There was a collective groan as my fellow passengers and I came to grips with the reality of the situation.  As a seasoned traveler, I knew an hour and a half could easily turn into three.  We’ve all seen the Thirty Rock episode.

In the case of this morning, it turned into four and a half hours.

In the midst of it all, they made us change planes, which only prolonged our experience but probably was a good thing because it got us moving around.  The surprising part of it all was that, for the most part, everyone handled it civilly.

I’ve written before about how I don’t sweat this stuff.  It often leads to interesting experiences you would have otherwise missed, so in a way I kind of enjoy it.  Today was no exception.

After schlepping our bags back and forth to two different gates on opposite ends of the airport’s longest concourse while the airline figured out what plane they wanted to put us on, I got to know a few of the people on my flight.  As we settled into our new gate to wait for our new plane, I started chatting with a young man from New Zealand.

I was completely fascinated by his story and, admittedly, a little jealous.  He’s a chef who is making his way around North America, working in different restaurants and learning his craft.

“You’ll never regret traveling,” he told me in his thick accent after I mentioned how I’ve wanted to visit Australia and New Zealand.  “Seriously, you gotta do it.”

We engaged in a fun conversation from there about everything from music to foodd to photography.  It made the time fly, even if our plane didn’t.  Talking to this young chef, I was inspired.

storyThe photo to the left showed up in my Facebook feed this morning.  It’s a philosophy I’ve been thinking a lot about lately that I really connected with when I saw it in writing.  In so many things in life, it seems like there’s always some kind of end goal you are “supposed” to reach and no one is really paying attention to the path takes to get there.  Go to college, get a job, get married, have kids, the end.

I’ve never been motivated to fulfill that goal in that way and I’ve often been frustrated because I could never put my finger on why.  Then, today, it clicked.  I’m genuinely more interested in the story… and not overly concerned about reaching that mythical end goal.
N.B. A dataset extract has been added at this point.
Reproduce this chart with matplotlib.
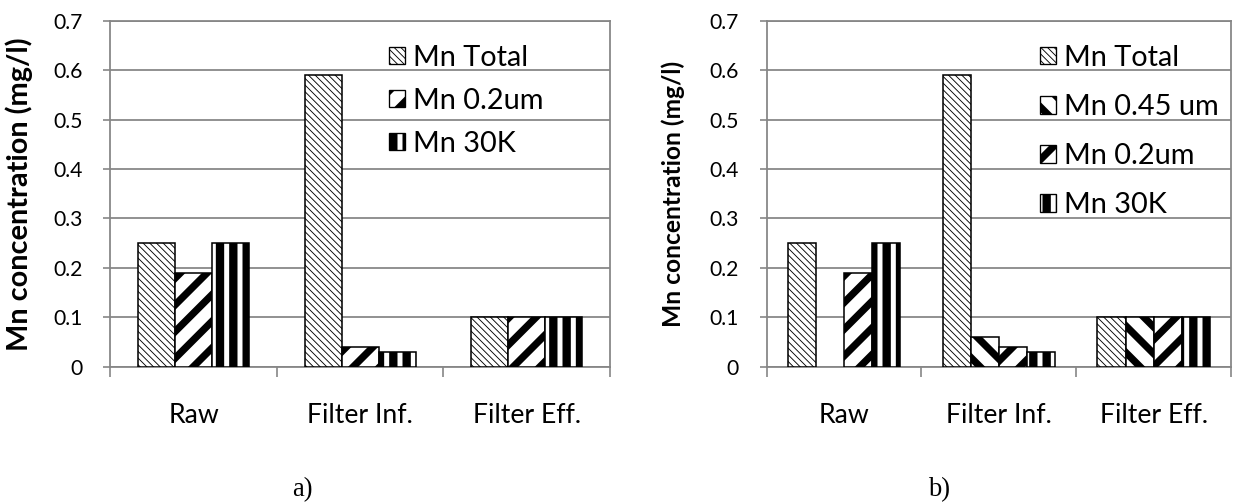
import numpy as np
import matplotlib
matplotlib.use("Agg")
import matplotlib.pyplot as plt
from matplotlib.patches import Patch, Rectangle

# ---------------- data ----------------
categories = ["Raw", "Filter Inf.", "Filter Eff."]
ytick_values = [0, 0.1, 0.2, 0.3, 0.4, 0.5, 0.6, 0.7]
ytick_labels = ["0", "0.1", "0.2", "0.3", "0.4", "0.5", "0.6", "0.7"]
ylabel = "Mn concentration (mg/l)"

# chart a)
a_names = ["Mn Total", "Mn 0.2um", "Mn 30K"]
a_total = [0.25, 0.59, 0.10]
a_02um = [0.19, 0.04, 0.10]
a_30k = [0.25, 0.03, 0.10]

# chart b)
b_names = ["Mn Total", "Mn 0.45 um", "Mn 0.2um", "Mn 30K"]
b_total = [0.25, 0.59, 0.10]
b_045um = [np.nan, 0.06, 0.10]
b_02um = [0.19, 0.04, 0.10]
b_30k = [0.25, 0.03, 0.10]

# ---------------- style ----------------
DPI = 80
W, H = 1233, 504
plt.rcParams["font.family"] = ["Lato", "DejaVu Sans"]
GRID = "#868686"
hatch_style = {
    "Mn Total": ("\\\\\\\\", 0.8),
    "Mn 0.45 um": ("\\", 6.5),
    "Mn 0.2um": ("/", 6.5),
    "Mn 30K": ("|", 7.5),
}

fig = plt.figure(figsize=(W / DPI, H / DPI), dpi=DPI)


def px_axes(x0, x1, ytop, ybot):
    return fig.add_axes([x0 / W, 1 - ybot / H, (x1 - x0) / W, (ybot - ytop) / H])


def with_hatch_lw(artist, lw):
    """Make sure the hatch line width is used whenever the artist is drawn."""
    if hasattr(artist, "set_hatch_linewidth"):
        artist.set_hatch_linewidth(lw)
    orig = artist.draw

    def draw(renderer, *args, **kwargs):
        with plt.rc_context({"hatch.linewidth": lw}):
            return orig(renderer, *args, **kwargs)

    artist.draw = draw
    return artist


class HatchHandler:
    """Legend handler drawing a hatched square with its own hatch line width."""

    def __init__(self, hatch, lw):
        self.hatch, self.lw = hatch, lw

    def legend_artist(self, legend, orig_handle, fontsize, handlebox):
        x0, y0 = handlebox.xdescent, handlebox.ydescent
        w, h = handlebox.width, handlebox.height
        with plt.rc_context({"hatch.linewidth": self.lw}):
            r = Rectangle((-x0, -y0), w, h, facecolor="white", edgecolor="black",
                          linewidth=1.2, hatch=self.hatch,
                          transform=handlebox.get_transform())
        with_hatch_lw(r, self.lw)
        handlebox.add_artist(r)
        return r


def draw_chart(ax, names, series, legend_anchor, labelspacing, ylab_x, ylab_size):
    n = len(names)
    gap = 1.5
    w = 1.0 / (n + gap)
    centers = np.arange(len(categories)) + 0.5
    handles = []
    handler_map = {}
    for i, (name, vals) in enumerate(zip(names, series)):
        hatch, hlw = hatch_style[name]
        offs = (i - (n - 1) / 2) * w
        with plt.rc_context({"hatch.linewidth": hlw}):
            bars = ax.bar(centers + offs, vals, width=w, color="white",
                          edgecolor="black", linewidth=1.4, hatch=hatch, zorder=3)
        for b in bars:
            with_hatch_lw(b, hlw)
        h = Patch(facecolor="white", edgecolor="black", hatch=hatch)
        handler_map[h] = HatchHandler(hatch, hlw)
        handles.append(h)

    ax.set_xlim(0, len(categories))
    ax.set_ylim(0, 0.7)
    ax.set_yticks(ytick_values)
    ax.set_yticklabels(ytick_labels, fontsize=19)
    ax.set_xticks(np.arange(len(categories) + 1))
    ax.set_xticklabels([])
    ax.set_xticks(centers, minor=True)
    ax.set_xticklabels(categories, minor=True, fontsize=24)
    ax.tick_params(axis="x", which="major", length=9, width=1.5, color=GRID, direction="out")
    ax.tick_params(axis="x", which="minor", length=0, pad=33)
    ax.tick_params(axis="y", length=6, width=1.5, color=GRID, pad=19)
    ax.grid(axis="y", color=GRID, linewidth=1.6, zorder=0)
    for s in ax.spines.values():
        s.set_color(GRID)
        s.set_linewidth(1.6)
    ax.set_ylabel(ylabel, fontweight="bold", fontsize=ylab_size)
    ax.yaxis.set_label_coords(ylab_x, 0.5)

    leg = ax.legend(handles, names, loc="upper left", bbox_to_anchor=legend_anchor,
                    frameon=False, fontsize=26, handlelength=0.55, handleheight=0.55,
                    handletextpad=0.28, labelspacing=labelspacing, borderpad=0,
                    borderaxespad=0, handler_map=handler_map)
    return leg


ax1 = px_axes(110.4, 610, 20.7, 366.7)
draw_chart(ax1, a_names, [a_total, a_02um, a_30k],
           legend_anchor=((389 - 110.4) / 499.6, (366.7 - 45) / 346),
           labelspacing=0.58, ylab_x=-0.155, ylab_size=26)

ax2 = px_axes(766.5, 1231.3, 20.7, 366.7)
draw_chart(ax2, b_names, [b_total, b_045um, b_02um, b_30k],
           legend_anchor=((1040 - 766.5) / 464.8, (366.7 - 45) / 346),
           labelspacing=0.8, ylab_x=-0.175, ylab_size=22)

fig.text(302 / W, 1 - 490 / H, "a)", ha="center", va="center",
         fontsize=24, family=["Liberation Serif", "DejaVu Serif"])
fig.text(939 / W, 1 - 490 / H, "b)", ha="center", va="center",
         fontsize=24, family=["Liberation Serif", "DejaVu Serif"])

fig.savefig("out.png", dpi=DPI, facecolor="white")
Am I saying I don’t want to get married or have kids?  That’s not what I’m saying at all.  But I have no desire to settle into that traditional model.   Perhaps that’s why I could never make myself settle into something that was just “okay.”
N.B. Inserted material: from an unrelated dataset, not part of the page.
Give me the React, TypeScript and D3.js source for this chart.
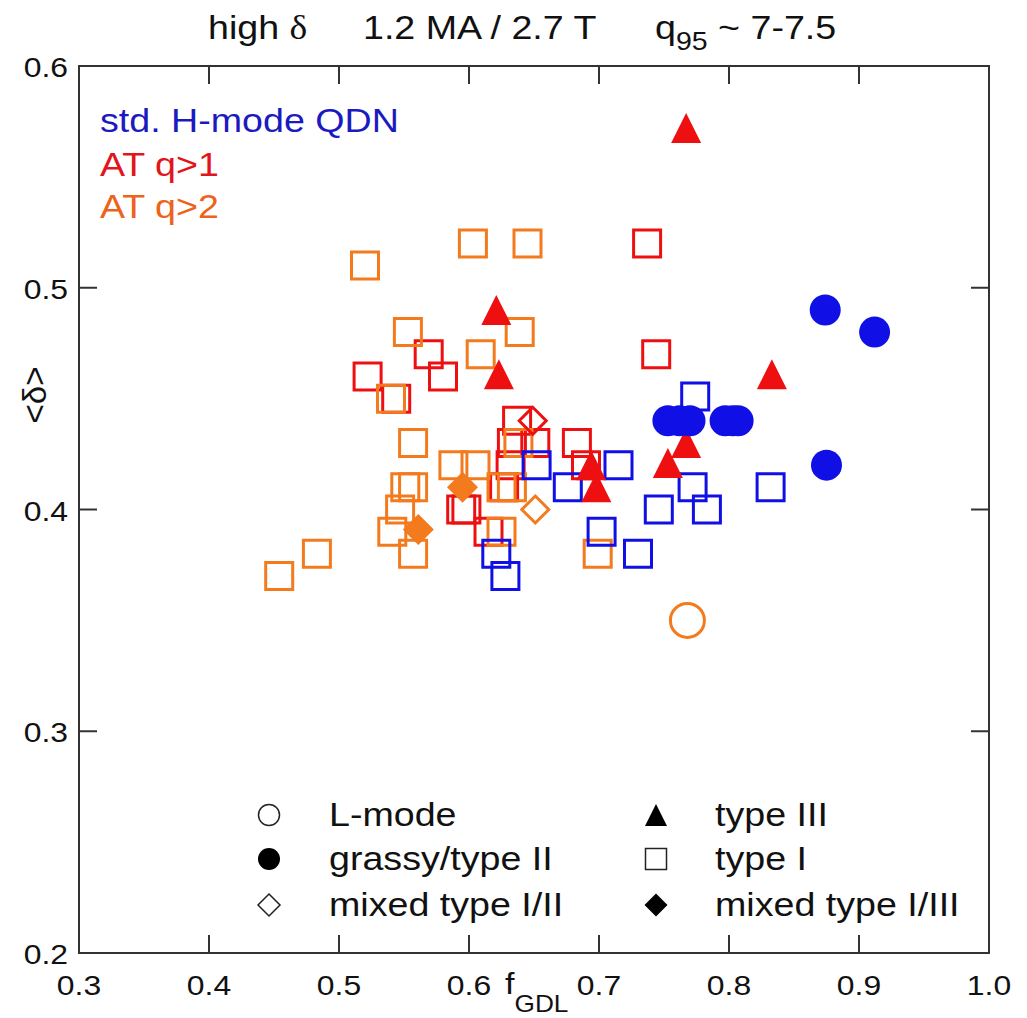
import React from 'react';
import * as d3 from 'd3';

const xTicks = [0.3, 0.4, 0.5, 0.6, 0.7, 0.8, 0.9, 1.0];
const xTickLabels = ['0.3', '0.4', '0.5', '0.6', '0.7', '0.8', '0.9', '1.0'];
const yTicks = [0.2, 0.3, 0.4, 0.5, 0.6];
const yTickLabels = ['0.2', '0.3', '0.4', '0.5', '0.6'];

type P = [number, number];

// std. H-mode QDN (blue)
const blueGrassy: P[] = [
  [0.874, 0.49], [0.912, 0.48], [0.875, 0.42],
  [0.753, 0.44], [0.762, 0.44], [0.770, 0.44], [0.797, 0.44], [0.803, 0.44], [0.807, 0.44],
];
const blueTypeI: P[] = [
  [0.774, 0.451], [0.652, 0.42], [0.715, 0.42], [0.676, 0.41], [0.772, 0.41], [0.783, 0.40],
  [0.746, 0.40], [0.832, 0.41], [0.702, 0.39], [0.730, 0.38], [0.621, 0.38], [0.628, 0.37],
];
// AT q>1 (red)
const redTypeI: P[] = [
  [0.737, 0.52], [0.744, 0.47], [0.569, 0.47], [0.522, 0.46], [0.580, 0.46], [0.544, 0.45],
  [0.637, 0.44], [0.633, 0.43], [0.651, 0.43], [0.632, 0.42], [0.683, 0.43], [0.690, 0.42],
  [0.594, 0.40], [0.598, 0.40], [0.615, 0.39], [0.627, 0.41],
];
const redTypeIII: P[] = [
  [0.767, 0.572], [0.621, 0.49], [0.623, 0.461], [0.833, 0.461], [0.694, 0.42], [0.698, 0.41],
  [0.753, 0.421], [0.767, 0.43],
];
const redMixedI_II: P[] = [[0.649, 0.44]];
// AT q>2 (orange)
const orangeTypeI: P[] = [
  [0.520, 0.51], [0.603, 0.52], [0.645, 0.52], [0.553, 0.48], [0.639, 0.48], [0.609, 0.47],
  [0.540, 0.45], [0.557, 0.43], [0.638, 0.43], [0.588, 0.42], [0.605, 0.42], [0.551, 0.41],
  [0.557, 0.41], [0.625, 0.41], [0.633, 0.41], [0.547, 0.40], [0.541, 0.39], [0.625, 0.39],
  [0.557, 0.38], [0.699, 0.38], [0.483, 0.38], [0.454, 0.37],
];
const orangeMixedI_II: P[] = [[0.651, 0.40]];
const orangeMixedI_III: P[] = [[0.595, 0.41], [0.561, 0.391]];
const orangeLmode: P[] = [[0.768, 0.35]];

const legendLeft = ['L-mode', 'grassy/type II', 'mixed type I/II'];
const legendRight = ['type III', 'type I', 'mixed type I/III'];

const BLUE = '#1010e6';
const RED = '#ee1010';
const ORANGE = '#f47a1e';
const SX = 1.14;
const FONT = "'Liberation Sans', Arial, sans-serif";

const x = d3.scaleLinear().domain([0.3, 1.0]).range([79, 989]);
const y = d3.scaleLinear().domain([0.2, 0.6]).range([953, 66]);

const sq = (h: number) => `M${-h},${-h}H${h}V${h}H${-h}Z`;
const tri = (h: number) => `M0,${-h}L${h},${h}L${-h},${h}Z`;
const dia = (h: number) => `M0,${-h}L${h},0L0,${h}L${-h},0Z`;

function T(props: any) {
  const { x: tx, y: ty, anchor = 'start', size = 28, fill = '#111', children, family = FONT } = props;
  return (
    <text
      transform={`translate(${tx},${ty}) scale(${SX},1)`}
      textAnchor={anchor}
      fontSize={size}
      fill={fill}
      fontFamily={family}
      style={{ whiteSpace: 'pre' }}
    >
      {children}
    </text>
  );
}

function Marks({ data, d, fill, stroke, sw = 3 }: any) {
  return (
    <g>
      {data.map((p: P, i: number) => (
        <path
          key={i}
          d={d}
          transform={`translate(${x(p[0])},${y(p[1])})`}
          fill={fill}
          stroke={stroke}
          strokeWidth={sw}
        />
      ))}
    </g>
  );
}

function Circles({ data, r, fill, stroke, sw = 3 }: any) {
  return (
    <g>
      {data.map((p: P, i: number) => (
        <circle key={i} cx={x(p[0])} cy={y(p[1])} r={r} fill={fill} stroke={stroke} strokeWidth={sw} />
      ))}
    </g>
  );
}

export default function App() {
  const [x0, x1] = x.range();
  const [y0, y1] = y.range();
  const TL = 18;
  const legRows = [815, 859, 905];
  return (
    <svg width={1027} height={1018} style={{ position: 'absolute', left: 0, top: 0, background: '#fff' }}>
      <rect x={0} y={0} width={1027} height={1018} fill="#fff" />
      {/* title */}
      <T x={208} y={39} size={33}>high <tspan fontFamily="'Liberation Serif', serif">δ</tspan></T>
      <T x={363} y={39} size={33}>1.2 MA / 2.7 T</T>
      <T x={655} y={39} size={33}>q<tspan fontSize={25} dy={11}>95</tspan><tspan dy={-11}> ~ 7-7.5</tspan></T>

      {/* data */}
      <Marks data={redTypeI} d={sq(13.5)} fill="none" stroke={RED} />
      <Marks data={orangeTypeI} d={sq(13.5)} fill="none" stroke={ORANGE} />
      <Marks data={blueTypeI} d={sq(13.5)} fill="none" stroke={BLUE} />
      <Marks data={redTypeIII} d={tri(15)} fill={RED} stroke="none" />
      <Marks data={redMixedI_II} d={dia(13.5)} fill="none" stroke={RED} />
      <Marks data={orangeMixedI_II} d={dia(13.5)} fill="none" stroke={ORANGE} />
      <Marks data={orangeMixedI_III} d={dia(15.5)} fill={ORANGE} stroke="none" />
      <Circles data={blueGrassy} r={15.5} fill={BLUE} stroke="none" />
      <Circles data={orangeLmode} r={17} fill="none" stroke={ORANGE} />

      {/* frame */}
      <rect x={x0} y={y1} width={x1 - x0} height={y0 - y1} fill="none" stroke="#333" strokeWidth={2} />
      {xTicks.slice(1, -1).map((t) => (
        <g key={'xt' + t}>
          <line x1={x(t)} x2={x(t)} y1={y0} y2={y0 - TL} stroke="#333" strokeWidth={2} />
          <line x1={x(t)} x2={x(t)} y1={y1} y2={y1 + TL} stroke="#333" strokeWidth={2} />
        </g>
      ))}
      {yTicks.slice(1, -1).map((t) => (
        <g key={'yt' + t}>
          <line x1={x0} x2={x0 + TL} y1={y(t)} y2={y(t)} stroke="#333" strokeWidth={2} />
          <line x1={x1} x2={x1 - TL} y1={y(t)} y2={y(t)} stroke="#333" strokeWidth={2} />
        </g>
      ))}
      {xTicks.map((t, i) => (
        <T key={'xl' + t} x={x(t)} y={995} anchor="middle" size={28}>{xTickLabels[i]}</T>
      ))}
      {yTicks.map((t, i) => (
        <T key={'yl' + t} x={68} y={y(t) + 11} anchor="end" size={28}>{yTickLabels[i]}</T>
      ))}

      {/* axis labels */}
      <T x={505} y={994} size={30}>f<tspan fontSize={23} dy={18}>GDL</tspan></T>
      <text transform="translate(46,395) rotate(-90)" textAnchor="middle" fontSize={33} fontFamily={FONT} fill="#111">
        {'<δ>'}
      </text>

      {/* group legend */}
      <T x={100} y={132} size={33} fill="#1a1ac0">std. H-mode QDN</T>
      <T x={100} y={176} size={33} fill="#e2141c">AT q&gt;1</T>
      <T x={100} y={218} size={33} fill="#ec641c">AT q&gt;2</T>

      {/* symbol legend */}
      <circle cx={269} cy={legRows[0]} r={10.5} fill="none" stroke="#222" strokeWidth={1.5} />
      <circle cx={269} cy={legRows[1]} r={11} fill="#000" />
      <path d={dia(11)} transform={`translate(269,${legRows[2]})`} fill="none" stroke="#222" strokeWidth={1.5} />
      <path d={tri(11)} transform={`translate(656,${legRows[0]})`} fill="#000" />
      <path d={sq(10.5)} transform={`translate(656,${legRows[1]})`} fill="none" stroke="#222" strokeWidth={1.5} />
      <path d={dia(11.5)} transform={`translate(656,${legRows[2]})`} fill="#000" />
      {legendLeft.map((s, i) => (
        <T key={'ll' + i} x={329} y={legRows[i] + 11} size={33}>{s}</T>
      ))}
      {legendRight.map((s, i) => (
        <T key={'lr' + i} x={715} y={legRows[i] + 11} size={33}>{s}</T>
      ))}
    </svg>
  );
}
So, what does that mean?  Does it mean I’m going to up and go spend two months in a foreign country on the other end of the world.  Maybe.  Maybe not.  I don’t think it needs to be that drastic (but it could be).  What I do know is that up until recently, I’ve been an observer…  fascinated by other people’s stories and not really adding anything of substance to my own.

This experience of finally coming into my own over the past couple of years is exciting and scary.   I’m more motivated than ever to make my story worth writing about.

The things you learn while delayed at an airport on a cold February day….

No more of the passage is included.